What does this imply for Boeing?
1: As a large organization, Boeing exhibits the typical strengths and challenges inherent to such entities.
2: Within the 737 system, certain deviations likely remain unaddressed or are considered too costly to resolve, accepted as part of normal operations.
The space shuttle system included several notable design limitations, with the orbiter’s heat shield being particularly vulnerable—delicately attached with adhesive, exposed, and positioned unsafely relative to foam and ice shedding during launch, leading to frequent damage [NASA, 2003]. The 737 shares its own design challenges. The specific flaw I will focus on was not an initial defect but became one over time: its low ground clearance. Originally, this low profile facilitated passenger boarding and aircraft servicing, a feature that distinguished the 737 early on. The DC-9 also sat low, but its engines were mounted high on the tail, unlike the 737’s under-wing configuration, enabled by the long, narrow, low-bypass Pratt & Whitney JT8D engines.
As later 737 variants pursued improved efficiency, larger engine bypass ratios required bigger fans, straining the low-slung design’s ground clearance. This issue became evident with the flat-bottomed, forward-positioned engine nacelles of the CFM56-powered 737-300. To address clearance, the engines were shifted forward of the wing, with nacelles adjusted below. On the 737 MAX, this adjustment progressed further—engines moved upward and forward to accommodate even larger fans, with nacelles no longer flat-bottomed.
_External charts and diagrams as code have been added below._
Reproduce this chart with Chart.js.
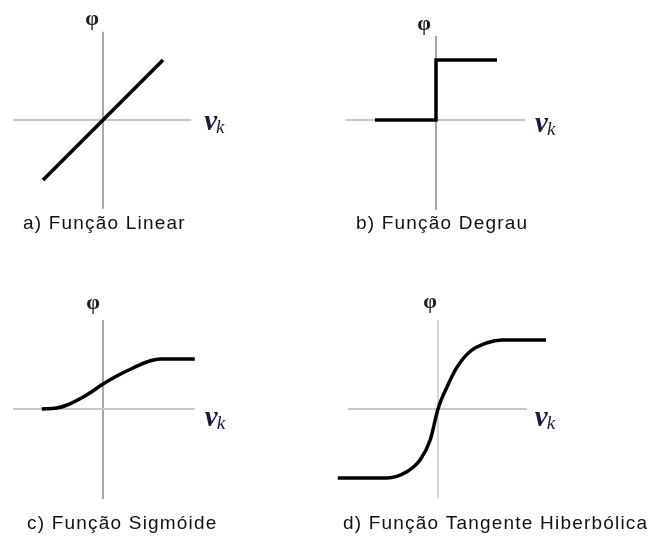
<!DOCTYPE html>
<html>
<head>
<meta charset="utf-8">
<script src="https://cdn.jsdelivr.net/npm/chart.js@4.4.0/dist/chart.umd.min.js"></script>
<style>
  html, body { margin: 0; padding: 0; background: #fff; }
  #wrap { position: relative; width: 655px; height: 536px; }
  #wrap canvas { position: absolute; }
</style>
</head>
<body>
<div id="wrap">
  <canvas id="chart_a"></canvas>
  <canvas id="chart_b"></canvas>
  <canvas id="chart_c"></canvas>
  <canvas id="chart_d"></canvas>
</div>
<script>
// curves (x = v_k, y = phi)
var linearX = [-1, 1];
var linearY = [-1, 1];
var stepX = [-1, 0, 0, 1];
var stepY = [0, 0, 1, 1];
var sigmoidX = [-1.02, -0.77, -0.6, -0.33, -0.17, 0, 0.23, 0.5, 0.73, 0.95, 1.53];
var sigmoidY = [0, 0.02, 0.08, 0.24, 0.36, 0.5, 0.66, 0.82, 0.94, 1.0, 1.0];
var tanhX = [-1.67, -0.85, -0.52, -0.3, -0.13, 0, 0.15, 0.32, 0.53, 0.82, 1.07, 1.8];
var tanhY = [-1, -1, -0.91, -0.74, -0.45, 0, 0.32, 0.61, 0.83, 0.96, 1, 1];

// extent of the drawn axes
var axisXa = [-1.5, 1.47], axisYa = [-1.48, 1.47];
var axisXb = [-1.49, 1.46], axisYb = [-1.5, 1.4];
var axisXc = [-1.5, 1.53], axisYc = [-1.8, 1.78];
var axisXd = [-1.5, 1.48], axisYd = [-1.29, 1.29];

var captions = ['a) Função Linear', 'b) Função Degrau', 'c) Função Sigmóide', 'd) Função Tangente Hiberbólica'];
var yLabel = 'φ';
var xLabel = 'v';
var xLabelSub = 'k';

function pts(xs, ys) {
    return xs.map(function(x, i) { return { x: x, y: ys[i] }; });
}

// panel placement (pixels) and styling
var panels = [
    { id: 'chart_a', left: 0, top: 0, w: 327, h: 268, ox: 103, oy: 120, ux: 60, uy: 60,
      smooth: false, vAxisColor: '#8a8a8a', capX: 23, capY: 229, phiDx: -11, phiGap: 12, vkGap: 13, vkDy: 10 },
    { id: 'chart_b', left: 327, top: 0, w: 328, h: 268, ox: 109, oy: 120, ux: 61, uy: 60,
      smooth: false, vAxisColor: '#8a8a8a', capX: 356, capY: 229, phiDx: -12, phiGap: 12, vkGap: 10, vkDy: 12 },
    { id: 'chart_c', left: 0, top: 268, w: 327, h: 268, ox: 103, oy: 141, ux: 60, uy: 50,
      smooth: true, vAxisColor: '#8a8a8a', capX: 27, capY: 529, phiDx: -10, phiGap: 17, vkGap: 10, vkDy: 17 },
    { id: 'chart_d', left: 327, top: 268, w: 328, h: 268, ox: 111, oy: 141, ux: 60, uy: 69,
      smooth: true, vAxisColor: '#c8c8c8', capX: 343, capY: 529, phiDx: -8, phiGap: 18, vkGap: 8, vkDy: 17 }
];

function labelsPlugin(p, axisX, axisY, caption) {
    return {
        id: 'panelLabels',
        afterDraw: function(chart) {
            var ctx = chart.ctx;
            var sx = chart.scales.x, sy = chart.scales.y;
            ctx.save();
            // phi above the vertical axis
            ctx.fillStyle = '#1e1e1e';
            ctx.font = 'bold 22px "Liberation Serif"';
            ctx.textAlign = 'center';
            ctx.textBaseline = 'middle';
            ctx.fillText(yLabel, sx.getPixelForValue(0) + p.phiDx, sy.getPixelForValue(axisY[1]) - p.phiGap);
            // v_k right of the horizontal axis
            var vx = sx.getPixelForValue(axisX[1]) + p.vkGap;
            var vy = sy.getPixelForValue(0) + p.vkDy;
            ctx.fillStyle = '#1a1a44';
            ctx.textAlign = 'left';
            ctx.textBaseline = 'alphabetic';
            ctx.font = 'bold italic 29px "Liberation Serif"';
            ctx.fillText(xLabel, vx, vy);
            var vw = ctx.measureText(xLabel).width;
            ctx.font = 'italic 19px "Liberation Serif"';
            ctx.fillText(xLabelSub, vx + vw - 1, vy + 3);
            // caption
            ctx.fillStyle = '#111';
            ctx.font = '19px "Liberation Sans"';
            ctx.letterSpacing = '1.2px';
            ctx.fillText(caption, p.capX - p.left, p.capY - p.top);
            ctx.restore();
        }
    };
}

function makeChart(p, curveX, curveY, axisX, axisY, caption) {
    var cv = document.getElementById(p.id);
    cv.width = p.w;
    cv.height = p.h;
    cv.style.left = p.left + 'px';
    cv.style.top = p.top + 'px';
    return new Chart(cv, {
        type: 'scatter',
        data: {
            datasets: [
                {
                    data: pts(curveX, curveY),
                    showLine: true,
                    borderColor: '#000',
                    borderWidth: 3.5,
                    pointRadius: 0,
                    tension: 0,
                    cubicInterpolationMode: p.smooth ? 'monotone' : 'default',
                    borderJoinStyle: 'miter',
                    order: 0
                },
                {
                    data: pts(axisX, [0, 0]),
                    showLine: true,
                    borderColor: '#c8c8c8',
                    borderWidth: 2,
                    pointRadius: 0,
                    order: 1
                },
                {
                    data: pts([0, 0], axisY),
                    showLine: true,
                    borderColor: p.vAxisColor,
                    borderWidth: 1.5,
                    pointRadius: 0,
                    order: 2
                }
            ]
        },
        options: {
            responsive: false,
            animation: false,
            events: [],
            layout: { padding: 0 },
            plugins: {
                legend: { display: false },
                tooltip: { enabled: false }
            },
            scales: {
                x: { type: 'linear', display: false, min: -p.ox / p.ux, max: (p.w - p.ox) / p.ux },
                y: { type: 'linear', display: false, min: -(p.h - p.oy) / p.uy, max: p.oy / p.uy }
            }
        },
        plugins: [labelsPlugin(p, axisX, axisY, caption)]
    });
}

var chart_a = makeChart(panels[0], linearX, linearY, axisXa, axisYa, captions[0]);
var chart_b = makeChart(panels[1], stepX, stepY, axisXb, axisYb, captions[1]);
var chart_c = makeChart(panels[2], sigmoidX, sigmoidY, axisXc, axisYc, captions[2]);
var chart_d = makeChart(panels[3], tanhX, tanhY, axisXd, axisYd, captions[3]);
</script>
</body>
</html>
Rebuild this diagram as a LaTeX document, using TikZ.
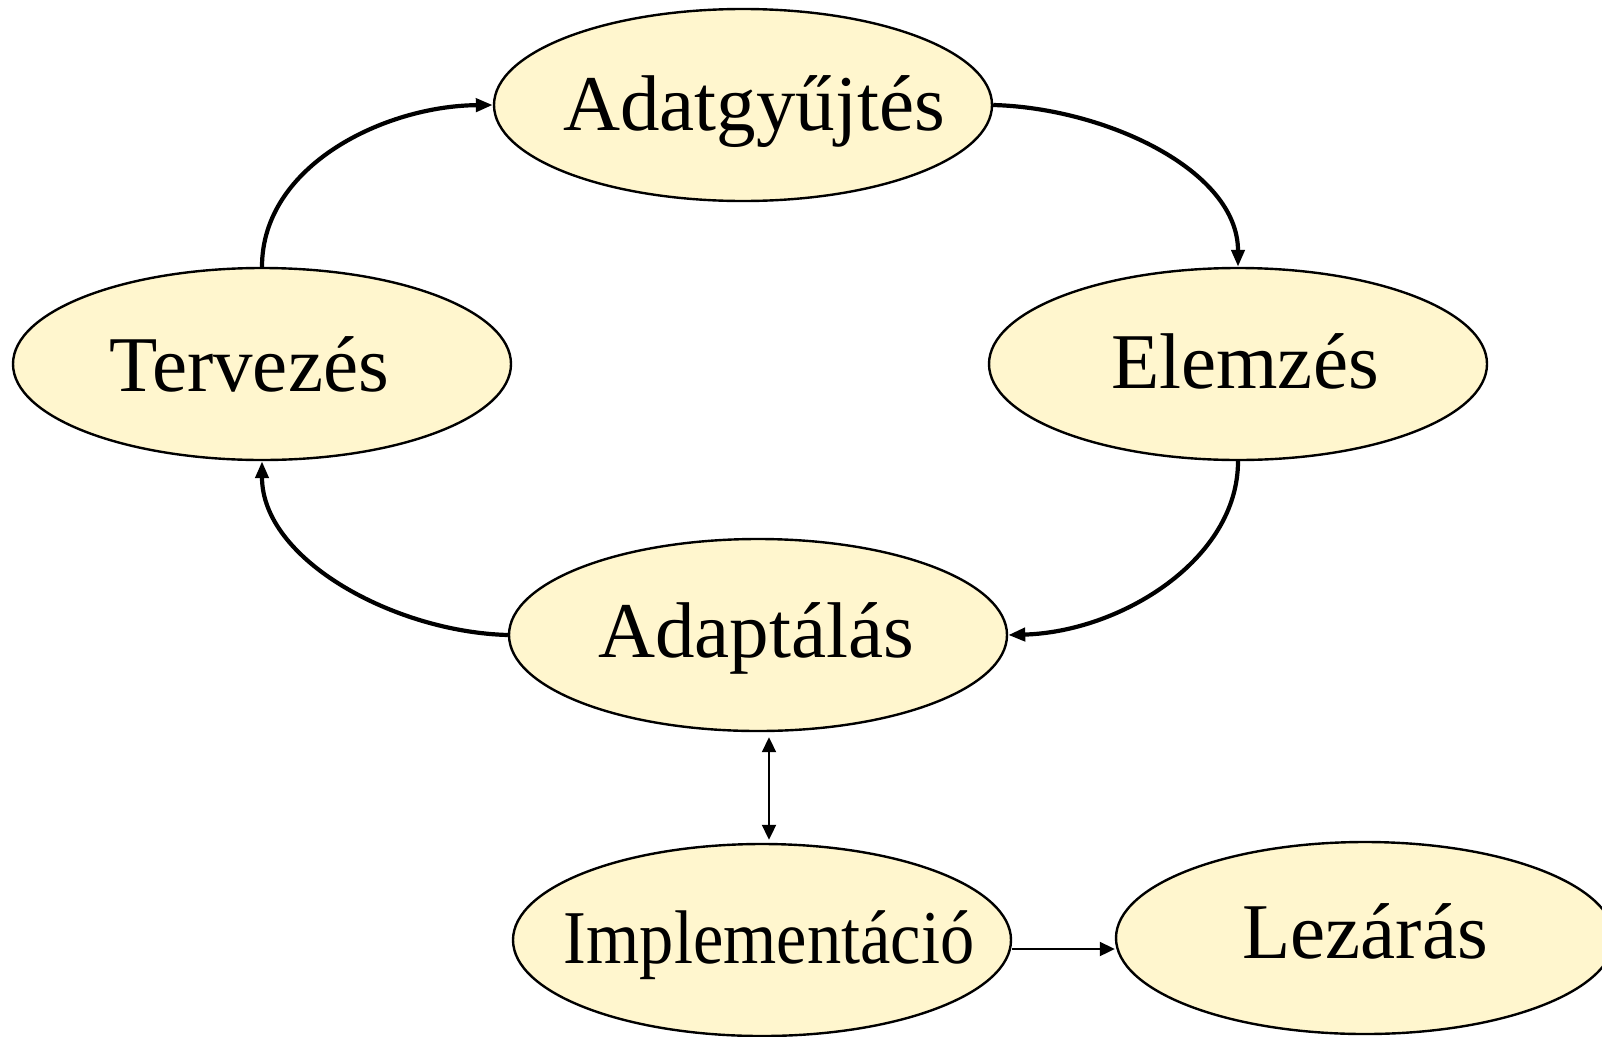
\documentclass[tikz,border=0pt]{standalone}
\usepackage{fontspec}
\setmainfont{Liberation Serif}
\usetikzlibrary{shapes.geometric,arrows.meta}
\definecolor{ellfill}{RGB}{255,246,206}
\newcommand{\mylbl}[3]{\makebox[0pt]{\hspace*{#1}\raisebox{#2}{#3}}}
\begin{document}
\begin{tikzpicture}[x=1pt,y=-1pt,
  phase/.style={ellipse,draw=black,line width=2.4pt,fill=ellfill,
    minimum width=498pt,minimum height=192pt,inner sep=0pt,
    text height=0pt,text depth=0pt,font=\fontsize{79pt}{90pt}\selectfont},
  cyc/.style={line width=4.2pt,-{Triangle[length=17pt,width=13pt]}},
  onearrow/.style={line width=2pt,-{Triangle[length=15pt,width=14pt]}},
  twoarrow/.style={line width=2pt,{Triangle[length=15pt,width=14pt]}-{Triangle[length=15pt,width=14pt]}}]
\useasboundingbox (0,0) rectangle (1602,1036);
\node[phase] (adat)  at (743,105)  {\mylbl{22pt}{-25pt}{Adatgyűjtés}};
\node[phase] (terv)  at (262,364)  {\mylbl{-26pt}{-27pt}{Tervezés}};
\node[phase] (elem)  at (1238,364) {\mylbl{14pt}{-24pt}{Elemzés}};
\node[phase] (adapt) at (758,635)  {\mylbl{-4pt}{-22pt}{Adaptálás}};
\node[phase] (impl)  at (762,940)  {\mylbl{14pt}{-23pt}{\scalebox{0.9}[1]{\fontsize{76pt}{90pt}\selectfont Implementáció}}};
\node[phase] (lez)   at (1365,938) {\mylbl{0pt}{-20pt}{Lezárás}};
\draw[cyc] (terv.north) .. controls (262,165) and (385,106) .. (adat.west);
\draw[cyc] (adat.east) .. controls (1105,108) and (1238,170) .. (elem.north);
\draw[cyc] (elem.south) .. controls (1238,560) and (1120,632) .. (adapt.east);
\draw[cyc] (adapt.west) .. controls (395,632) and (262,560) .. (terv.south);
\draw[twoarrow,shorten <=5pt,shorten >=3pt] ([xshift=11pt]adapt.south) -- ([xshift=7pt]impl.north);
\draw[onearrow] ([yshift=-9pt]impl.east) -- ([yshift=-11pt]lez.west);
\end{tikzpicture}
\end{document}
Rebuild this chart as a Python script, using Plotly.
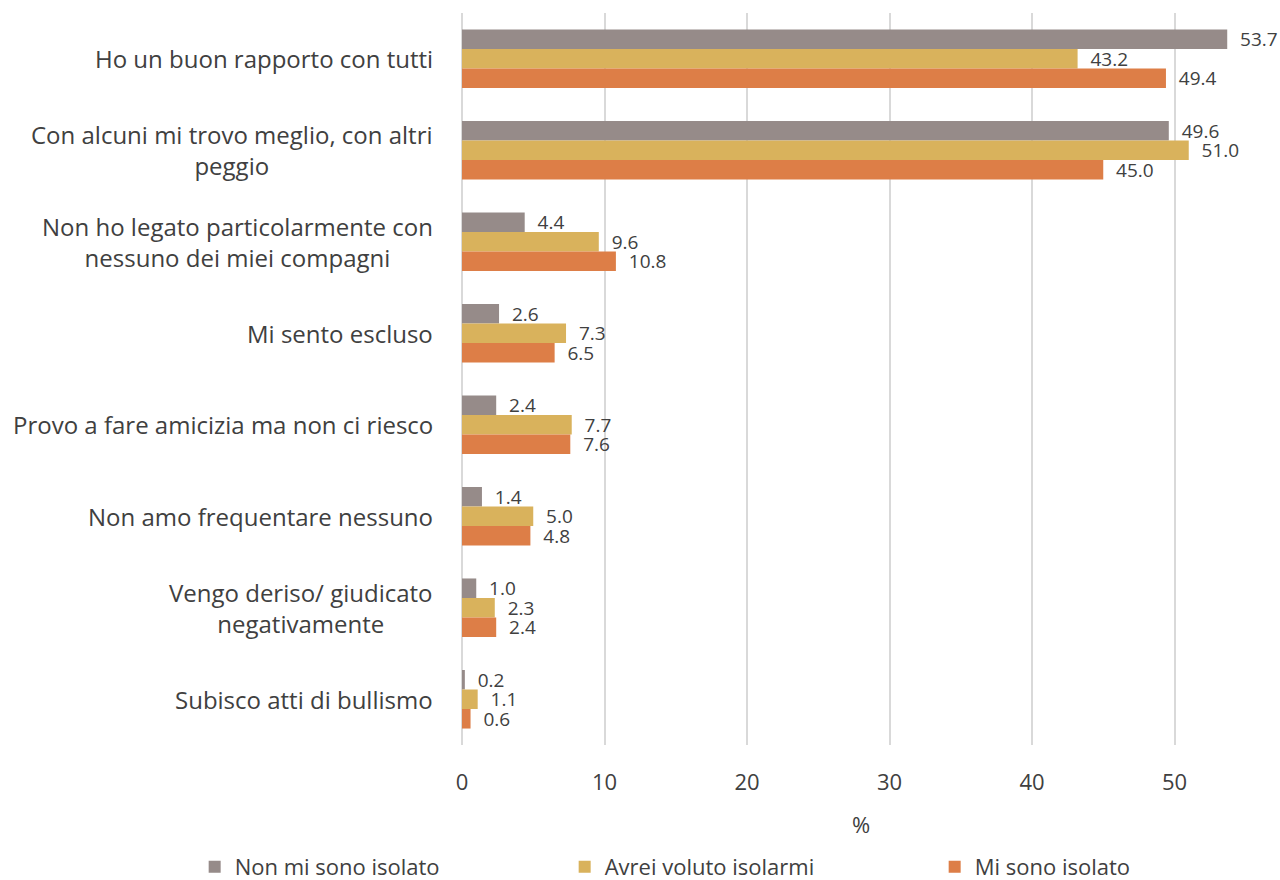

This evolution revealed a critical design limitation: the 737 was not originally designed for a large, high-bypass turbofan positioned so far forward and above the wing, intended instead for a smaller engine directly beneath [EE Times, 2019]. Since the 737-300 through 900 operated without major issues with this configuration, Boeing treated the shift as an acceptable design evolution rather than a constraint [Forbes, 2019]. This acceptance persisted, leading to a configuration that contributed to two fatal accidents.
Every accident results from a sequence of events, a chain of causation. Not all normalized deviations lead to disasters. However, why would a company like Boeing, with its resources and expertise, continue to support a compromised design? It suggests they did not recognize it as compromised. How could they overlook basic failure scenarios for MCAS? How did they account for human factors? Why rely on a single AOA indicator? Why keep MCAS undisclosed? These questions are difficult to answer. Similarly, why did NASA tolerate o-ring erosion, foam shedding, or heat shield damage? The insights lie within Diane Vaughan’s research [Vaughan, 1996].
Large organizations often share common traits: structural rigidity, a focus on self-preservation, profit motives, competitive pressures, limited resource allocation, and conflicting priorities. NASA’s mission is to launch rockets, a drive that must balance ambition with the complexities of outcomes, especially when operating at the edge of technological capability with designs that may never be fully safe. The 737 MAX reflects Boeing pushing this design to its limits, unaware of the risks lurking ahead. The space shuttle was a deliberate compromise—a lightweight, reusable vehicle to carry a significant payload and seven astronauts, designed to land like an airplane. Intentional compromises can have merit, as seen with Northrop’s B-2, which lacks a rudder or vertical stabilizer for radar stealth, potentially at the cost of safety. A 737, however, prioritizes safety above all, though it must also balance speed, stability, cost, and efficiency demands from customers [Vox, 2019]. Deciding which aspects to emphasize or sacrifice can lead to pitfalls. Boeing has a strong history of producing safe, efficient airliners, but with the 737 MAX, it may have been lulled into confidence by the 737 NG’s success with larger, forward-and-up engines, prompting another iteration of a 60-year-old concept. As designs approach their limits, margins narrow, and the tolerance for error diminishes. Boeing should have approached this final adaptation with careful refinement and thorough validation. It’s regrettable that the MCAS analysis was inadequate, that the process was rushed, and that cultural weaknesses were exposed through public investigations and FAA scrutiny [Congressional Hearings, 2019; FAA, 2024]. One might expect self-preservation to demand a flawless 737 MAX, and perhaps, when it returns to service, it will approach that standard.
Following the Challenger accident, the SRBs were redesigned and operated without further issues. After Columbia, NASA addressed foam shedding by removing areas like the bipod ramp, improving launch imaging, and enhancing orbital heat shield inspections to ensure re-entry safety [NASA, 2003]. Though not perfect, the shuttle flew safely for eight more years until its retirement in 2011. I remain hopeful for a similar recovery for the 737 MAX. Boeing has strayed, but this presents an opportunity to improve. NASA achieved this, though it quickly forgot Challenger’s lessons, repeating errors with Columbia 17 years later [Vaughan, 1996]. Boeing’s challenge lies in a lack of awareness, pushing the 737’s flawed design too far without fully understanding the consequences. As the Columbia Accident Investigation Board did, Boeing would benefit from consulting Diane Vaughan and her team to navigate the cultural and sociological roots of the MAX situation.